Typically, counting Americans in sometimes remote rural areas often brings unique challenges to data collection efforts as well. And, as panelist Marc Morial observed, African Americans also, despite their centuries of citizenship status, historically have been disenfranchised politically and economically by census undercounts. African Americans are more likely to be undercounted than Anglo Americans who were overcounted in 2000 and 2010.

Morial, president and CEO of the National Urban League, is calling on African Americans to up their participation in the 2020 Census and urging them to “not forget their children” — who were undercounted by 6.5 percent in the 2010 census — when complying with data collection efforts.

Morial especially decries what he termed “prison-based gerrymandering” where prisoners are counted as residents of the jails and prisons where they are incarcerated rather than in the homes where they reside otherwise.

For example, if Louisiana were a country, it would rank number two as the world’s leader in the rate of incarcerating its own residents, only recently edged out of the number one spot by the District of Columbia, the nation’s capital. A former Louisiana state legislator and a past mayor of New Orleans, Morial said he is keenly aware of how some of Louisiana’s predominantly Anglo parishes reap the benefit of tax dollars derived from their African-American prisoners. “These are dollars that should be flowing back to towns and communities where African Americans live,” Morial said.

In addition, an investigative report by The Times-Picayune shows how, through monetary profit-sharing arrangements for local sheriffs, the private prison industry has incentivized longer sentences and higher rates of incarceration in Louisiana.

Morial, a past chair of a presidentially appointed advisory committee on the census, said the issue of prison-based gerrymandering had received more comments than on any other census question issue during his tenure. He had high expectations that the Census Bureau would have considered steps to end that practice, especially if the decision had been left to the Census Bureau’s professional staff. He said his hopes have been dashed under the Trump administration. “The census has been politicized,” Morial contended.

“The census undercount began with African Americans being relegated to being considered only three-fifths on man in the first census,” Morial said, “and now the practice of prison-based gerrymandering has become one that is largely an African-American issue, regardless of political affiliation. We have to begin to look at some other remedies to force the issue.”

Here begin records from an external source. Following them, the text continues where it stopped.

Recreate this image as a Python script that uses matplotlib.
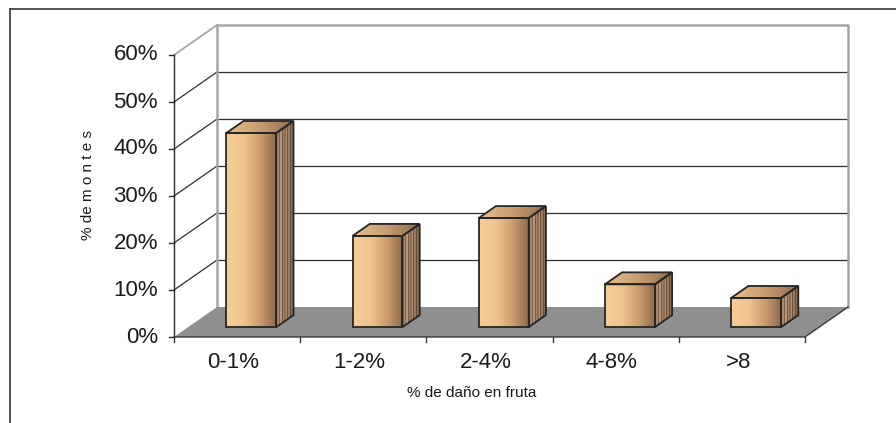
import numpy as np
import matplotlib
matplotlib.use("Agg")
import matplotlib.pyplot as plt
from matplotlib.patches import Polygon
from matplotlib.colors import LinearSegmentedColormap

plt.rcParams['font.family'] = ['Liberation Sans', 'DejaVu Sans']

# datos
categorias = ["0-1%", "1-2%", "2-4%", "4-8%", ">8"]
valores = [41.3, 19.4, 23.2, 9.1, 6.2]          # % de montes
ticks_y = [0, 10, 20, 30, 40, 50, 60]
etiquetas_y = ["0%", "10%", "20%", "30%", "40%", "50%", "60%"]

# geometria del "3D" (en unidades de datos)
n = len(categorias)
ymax = 60
DX, DY = 0.341, 6.38      # desplazamiento de profundidad
d0, d1 = 0.33, 0.73       # profundidad de las barras
hw = 0.198                # media anchura de barra


def proj(x, y, d):
    return (x + d * DX, y + d * DY)


fig = plt.figure(figsize=(8.96, 4.23), dpi=100)
ax = fig.add_axes([0, 0, 1, 1])
ax.set_axis_off()

# marco exterior
ax.plot([10 / 896, 10 / 896], [0, 1 - 9 / 423], color='#444444', lw=1.3, transform=ax.transAxes)
ax.plot([10 / 896, 1], [1 - 9 / 423, 1 - 9 / 423], color='#444444', lw=1.3, transform=ax.transAxes)

grid_dark = '#2e2e2e'
wall_gray = '#a6a6a6'

# pared del fondo y lateral
for t in ticks_y[1:-1]:
    x0, y0 = proj(0, t, 1)
    ax.plot([x0, x0 + n], [y0, y0], color=grid_dark, lw=0.9, zorder=1)
    ax.plot([0, x0], [t, y0], color=grid_dark, lw=0.9, zorder=1)
xt, yt = proj(0, ymax, 1)
ax.plot([0, xt], [ymax, yt], color=wall_gray, lw=1.3, zorder=1)
ax.plot([xt, xt + n, xt + n], [yt, yt, DY], color=wall_gray, lw=1.8, zorder=1)
ax.plot([xt, xt], [DY, yt], color=wall_gray, lw=1.8, zorder=1)

# piso
piso = [proj(0, 0, 0), proj(n, 0, 0), proj(n, 0, 1), proj(0, 0, 1)]
ax.add_patch(Polygon(piso, closed=True, facecolor='#8f8f8f', edgecolor='none', zorder=2))
ax.plot([0, n, n + DX], [0, 0, DY], color='#3a3a3a', lw=1.0, zorder=3)

# eje vertical
ax.plot([0, 0], [0, ymax], color=grid_dark, lw=1.0, zorder=3)
tick_dx = 5 / 126.2
for t, lab in zip(ticks_y, etiquetas_y):
    ax.plot([-tick_dx, 0], [t, t], color=grid_dark, lw=1.0, zorder=3)
    ax.text(-16 / 126.2, t, lab, ha='right', va='center', fontsize=16, color='#1a1a1a')

# eje x
tick_dy = 5 / 4.7
for i in range(n + 1):
    ax.plot([i, i], [0, -tick_dy], color='#3a3a3a', lw=1.0, zorder=3)
for i, lab in enumerate(categorias):
    ax.text(i + 0.47, -5.4, lab, ha='center', va='center', fontsize=16, color='#1a1a1a')

ax.text(2.36, -11.9, "% de daño en fruta", ha='center', va='center', fontsize=11, color='#1a1a1a')
ax.text(-0.68, 32.3, "% de m o n t e s", ha='center', va='center', rotation=90,
        fontsize=11, color='#1a1a1a')

# colores de las barras
cm_front = LinearSegmentedColormap.from_list(
    'front', [(0, '#f7cc96'), (0.35, '#f0c48e'), (0.7, '#c99a6c'), (1, '#8e6a4c')])
cm_top = LinearSegmentedColormap.from_list(
    'top', [(0, '#e7bf8f'), (0.5, '#c89c70'), (1, '#8c6a4e')])
grad = np.linspace(0, 1, 200).reshape(1, -1)
stripes = np.array([0.55, 0.8, 0.5, 0.9, 0.45, 0.75, 0.6, 0.85, 0.4, 0.7, 0.35, 0.6, 0.3])
stripes = stripes.reshape(1, -1)
cm_side = LinearSegmentedColormap.from_list('side', ['#5e4632', '#b8967a'])
edge = '#262626'

for i, v in enumerate(valores):
    c = i + 0.5
    # cara frontal
    fx0, fy0 = proj(c - hw, 0, d0)
    fx1, fy1 = proj(c + hw, v, d0)
    front = Polygon([(fx0, fy0), (fx1, fy0), (fx1, fy1), (fx0, fy1)], closed=True,
                    facecolor='none', edgecolor=edge, lw=1.3, zorder=6)
    im = ax.imshow(grad, cmap=cm_front, extent=[fx0, fx1, fy0, fy1], aspect='auto',
                   interpolation='bilinear', zorder=5)
    ax.add_patch(front)
    im.set_clip_path(front)

    # cara lateral
    side_pts = [proj(c + hw, 0, d0), proj(c + hw, v, d0), proj(c + hw, v, d1), proj(c + hw, 0, d1)]
    side = Polygon(side_pts, closed=True, facecolor='none', edgecolor=edge, lw=1.3, zorder=6)
    xs = [p[0] for p in side_pts]
    ys = [p[1] for p in side_pts]
    im = ax.imshow(stripes, cmap=cm_side, extent=[min(xs), max(xs), min(ys), max(ys)],
                   aspect='auto', interpolation='nearest', zorder=5)
    ax.add_patch(side)
    im.set_clip_path(side)

    # cara superior
    top_pts = [proj(c - hw, v, d0), proj(c + hw, v, d0), proj(c + hw, v, d1), proj(c - hw, v, d1)]
    top = Polygon(top_pts, closed=True, facecolor='none', edgecolor=edge, lw=1.3, zorder=6)
    xs = [p[0] for p in top_pts]
    ys = [p[1] for p in top_pts]
    im = ax.imshow(grad, cmap=cm_top, extent=[min(xs), max(xs), min(ys), max(ys)],
                   aspect='auto', interpolation='bilinear', zorder=5)
    ax.add_patch(top)
    im.set_clip_path(top)

# escala: 126.2 px por categoria, 4.7 px por 1 %
ax.set_xlim(-174 / 126.2, (896 - 174) / 126.2)
ax.set_ylim(-86 / 4.7, (423 - 86) / 4.7)

fig.savefig("out.png", dpi=100)
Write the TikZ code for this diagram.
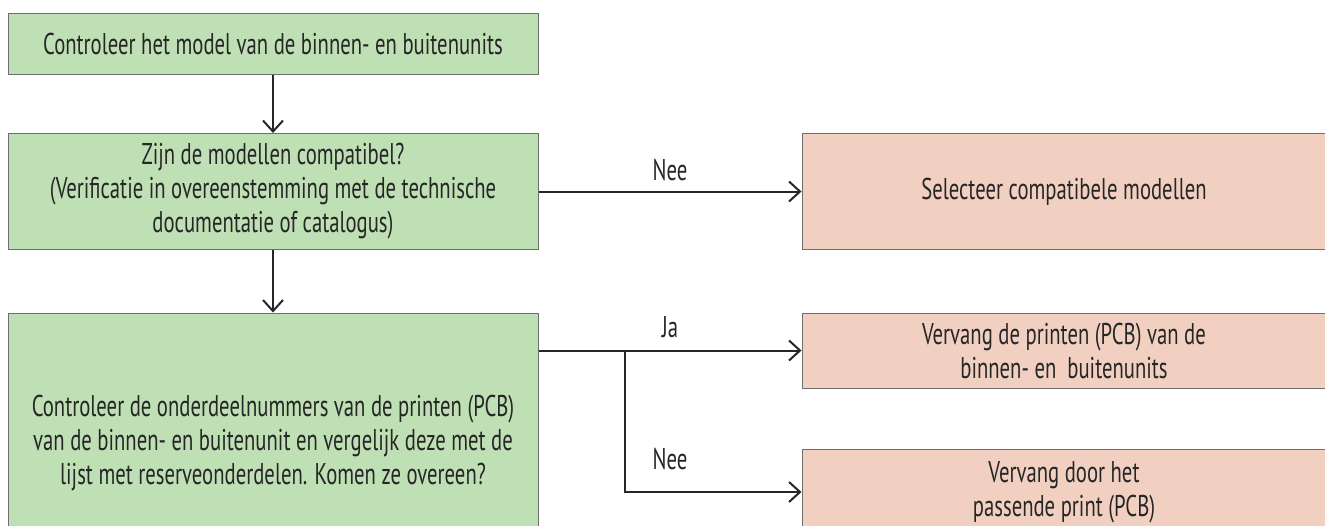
\documentclass[tikz,border=0pt]{standalone}
\usepackage{fontspec}
\setmainfont{PT Sans}[FakeStretch=0.69]
\usetikzlibrary{arrows.meta}
\definecolor{boxgreen}{HTML}{BFDFB5}
\definecolor{boxpink}{HTML}{F2D0C1}
\definecolor{edgegray}{HTML}{6E6E6E}
\definecolor{ink}{HTML}{262626}
\tikzset{
  box/.style={draw=edgegray, line width=1pt, align=center, text=ink, inner sep=0pt},
  gbox/.style={box, fill=boxgreen, minimum width=530pt},
  pbox/.style={box, fill=boxpink, minimum width=524pt},
  conn/.style={draw=ink, line width=2pt, -{Straight Barb[length=11pt,width=20pt,line width=2pt]}},
  lbl/.style={text=ink, inner sep=0pt},
}
\begin{document}
\begin{tikzpicture}[x=1pt,y=-1pt,font=\fontsize{30}{34}\selectfont]
\path[use as bounding box, clip] (0,0) rectangle (1325,525);
\fill[white] (0,0) rectangle (1325,525);
\node[gbox, minimum height=61pt] (b1) at (273,43.5) {Controleer het model van de binnen- en buitenunits};
\node[gbox, minimum height=116pt] (b2) at (273,191.5) {Zijn de modellen compatibel?\\(Verificatie in overeenstemming met de technische\\documentatie of catalogus)};
\node[gbox, minimum height=260pt] (b3) at (273,443) {Controleer de onderdeelnummers van de printen (PCB)\\van de binnen- en buitenunit en vergelijk deze met de\\lijst met reserveonderdelen. Komen ze overeen?};
\node[pbox, minimum height=116pt] (r1) at (1064,191.5) {Selecteer compatibele modellen};
\node[pbox, minimum height=75pt] (r2) at (1064,350.5) {Vervang de printen (PCB) van de\\binnen- en\ \ buitenunits};
\node[pbox, minimum height=86pt] (r3) at (1064,492) {Vervang door het\\passende print (PCB)};
\draw[conn] (b1) -- (b2);
\draw[conn] (b2) -- (b3);
\draw[conn] (b2) -- node[lbl, above=10pt] (n1) {Nee} (r1);
\coordinate (s3) at (b3.east |- r2.west);
\coordinate (br) at (625,350.5);
\draw[conn] (s3) -- (r2.west);
\node[lbl] (ja) at (670,327) {Ja};
\draw[conn] (br) |- (r3.west);
\node[lbl] (n2) at (670,459) {Nee};
\end{tikzpicture}
\end{document}
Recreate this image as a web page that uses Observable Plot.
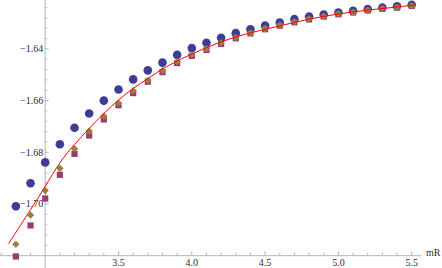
<!DOCTYPE html>
<html>
<head>
<meta charset="utf-8">
<script src="https://cdn.jsdelivr.net/npm/d3@7"></script>
<script src="https://cdn.jsdelivr.net/npm/@observablehq/plot@0.6"></script>
<style>
  html, body { margin: 0; padding: 0; background: #fff; }
  #chart svg { display: block; }
  #chart svg text { font-family: "Times New Roman", "Liberation Serif", "DejaVu Serif", Tinos, serif !important; font-size: 10px; }
</style>
</head>
<body>
<div id="chart"></div>
<script>
// ---- data ----
const mR = [2.8, 2.9, 3.0, 3.1, 3.2, 3.3, 3.4, 3.5, 3.6, 3.7, 3.8, 3.9, 4.0, 4.1, 4.2, 4.3, 4.4, 4.5, 4.6, 4.7, 4.8, 4.9, 5.0, 5.1, 5.2, 5.3, 5.4, 5.5];
const seriesCircle = [-1.7009, -1.6920, -1.6839, -1.6769, -1.6705, -1.6650, -1.6600, -1.6557, -1.6518, -1.6483, -1.6453, -1.6423, -1.6397, -1.6376, -1.6357, -1.6339, -1.6324, -1.6310, -1.6298, -1.6285, -1.6275, -1.6267, -1.6259, -1.6253, -1.6246, -1.6240, -1.6235, -1.6229];
const seriesDiamond = [-1.7156, -1.7043, -1.6948, -1.6862, -1.6786, -1.6718, -1.6660, -1.6610, -1.6562, -1.6522, -1.6484, -1.6449, -1.6422, -1.6400, -1.6377, -1.6356, -1.6338, -1.6321, -1.6308, -1.6295, -1.6284, -1.6274, -1.6264, -1.6258, -1.6250, -1.6244, -1.6239, -1.6233];
const seriesSquare = [-1.7203, -1.7083, -1.6979, -1.6887, -1.6806, -1.6735, -1.6673, -1.6618, -1.6571, -1.6527, -1.6490, -1.6455, -1.6427, -1.6404, -1.6381, -1.6359, -1.6340, -1.6324, -1.6310, -1.6297, -1.6286, -1.6275, -1.6266, -1.6259, -1.6251, -1.6245, -1.6240, -1.6234];
const fitX = [2.752, 2.9, 3.0, 3.1, 3.2, 3.3, 3.4, 3.5, 3.6, 3.7, 3.8, 3.9, 4.0, 4.2, 4.4, 4.6, 4.8, 5.0, 5.2, 5.4, 5.52];
const fitY = [-1.7152, -1.7022, -1.6932, -1.6841, -1.6770, -1.6708, -1.6650, -1.6598, -1.6553, -1.6515, -1.6478, -1.6447, -1.6420, -1.6373, -1.6338, -1.6311, -1.6285, -1.6265, -1.6250, -1.6238, -1.6230];
const xTickValues = [3.5, 4.0, 4.5, 5.0, 5.5];
const xTickLabels = ["3.5", "4.0", "4.5", "5.0", "5.5"];
const yTickValues = [-1.64, -1.66, -1.68, -1.70];
const yTickLabels = ["\u22121.64", "\u22121.66", "\u22121.68", "\u22121.70"];
const xAxisLabel = "mR";

// ---- layout ----
const W = 442, H = 268;
const xPx = 146.6;          // pixels per x unit
const yPx = 2585;           // pixels per y unit
const mLeft = 44.7, mBottom = 12.8;
const xOrigin = 3.0, yOrigin = -1.72;
const xMax = xOrigin + (W - mLeft) / xPx;
const yMax = yOrigin + (H - mBottom) / yPx;
const xMinVis = xOrigin - mLeft / xPx;
const yMinVis = yOrigin - mBottom / yPx;

const circles = mR.map((x, i) => ({x, y: seriesCircle[i]}));
const diamonds = mR.map((x, i) => ({x, y: seriesDiamond[i]}));
const squares = mR.map((x, i) => ({x, y: seriesSquare[i]}));
const fit = fitX.map((x, i) => ({x, y: fitY[i]}));

const xMinor = d3.range(27, 56).map(d => d / 10).filter(v => v >= xMinVis && Math.abs(v * 2 - Math.round(v * 2)) > 1e-6);
const yMinor = d3.range(-430, -405).map(d => d / 250).filter(v => v < yMax && Math.abs(v * 50 - Math.round(v * 50)) > 1e-6);

const axisColor = "#b4b4b4";
const textColor = "#2a2a2a";
const serif = "Times New Roman, Liberation Serif, DejaVu Serif, serif";

const chart = Plot.plot({
  width: W, height: H,
  marginLeft: mLeft, marginRight: 0, marginTop: 0, marginBottom: mBottom,
  x: {domain: [xOrigin, xMax], axis: null},
  y: {domain: [yOrigin, yMax], axis: null},
  style: {fontFamily: serif, fontSize: "10px", background: "#fff", overflow: "visible"},
  marks: [
    // axes lines
    Plot.ruleY([yOrigin], {x1: xMinVis, x2: 5.57, stroke: axisColor, strokeWidth: 1}),
    Plot.ruleX([xOrigin], {y1: yMinVis, y2: yMax, stroke: axisColor, strokeWidth: 1}),
    // x ticks (pointing up)
    Plot.ruleX(xTickValues, {y1: yOrigin, y2: yOrigin + 4 / yPx, stroke: axisColor}),
    Plot.ruleX(xMinor, {y1: yOrigin, y2: yOrigin + 2.5 / yPx, stroke: axisColor}),
    // y ticks (pointing right)
    Plot.ruleY(yTickValues, {x1: xOrigin, x2: xOrigin + 4 / xPx, stroke: axisColor}),
    Plot.ruleY(yMinor, {x1: xOrigin, x2: xOrigin + 2.5 / xPx, stroke: axisColor}),
    // tick labels
    Plot.text(xTickValues, {x: d => d, y: yOrigin, text: (d, i) => xTickLabels[i], dy: 7.5, fill: textColor, fontFamily: serif, fontSize: 10.5}),
    Plot.text(yTickValues, {x: xOrigin, y: d => d, text: (d, i) => yTickLabels[i], dx: -2, textAnchor: "end", fill: textColor, fontFamily: serif, fontSize: 10.5}),
    Plot.text([xAxisLabel], {x: xMax, y: yOrigin, text: d => d, textAnchor: "end", dx: -2, dy: -3, fill: textColor, fontFamily: serif, fontSize: 10.5}),
    // data
    Plot.dot(circles, {x: "x", y: "y", r: 4.3, fill: "#3d3d99", symbol: "circle"}),
    Plot.dot(squares, {x: "x", y: "y", r: 3.5, fill: "#993d6b", symbol: "square"}),
    Plot.dot(diamonds, {x: "x", y: "y", r: 3.3, fill: "#997f3d", symbol: "diamond2"}),
    Plot.line(fit, {x: "x", y: "y", stroke: "#ff0000", strokeWidth: 1, curve: "natural"})
  ]
});
document.getElementById("chart").appendChild(chart);
</script>
</body>
</html>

Morial did not specify whether litigation would be an option to address prison-based gerrymandering, but he wholly supported the panelists who said they are intent on pursuing litigation against Ross and the Census Bureau on the citizenship question. Those actions would augment lawsuits already initiated by Maryland, Virginia, and the District of Columbia, among others, including the U.S. Conference of Mayors which includes prominent Republican members.

At the heart of the disputed census citizenship question is the issue of trust between the U.S. government and America’s residents. One reporter asked whether census data could again be used to assist U.S. government agencies in detaining immigrants as occurred with Japanese Americans at the onset of World War II.

John Yang, president and executive director, Asian Americans Advancing Justice, said, “The confidentiality and privacy provisions have been strengthened greatly since that time in direct response to what happened — that travesty that happened during World War II.”

Yang explained that the Census Bureau is prohibited from sharing census data. This includes with the IRS, Homeland Security or the U.S. Immigration and Customs Enforcement. He said American residents have an obligation to assure the best census, an outcome would accrue to the benefit of all, including to Asian Americans who have the highest growth rate of ethnic communities in the United States.

But from Arturo Vargas’s perspective, the damage to the trust between the U.S. government and its peoples has already been done by even raising the citizenship question – even if the parties litigating against Commerce Secretary Ross and the Census Bureau are successful.

“I see it every day,” Vargas, said, “that people are afraid of their government.”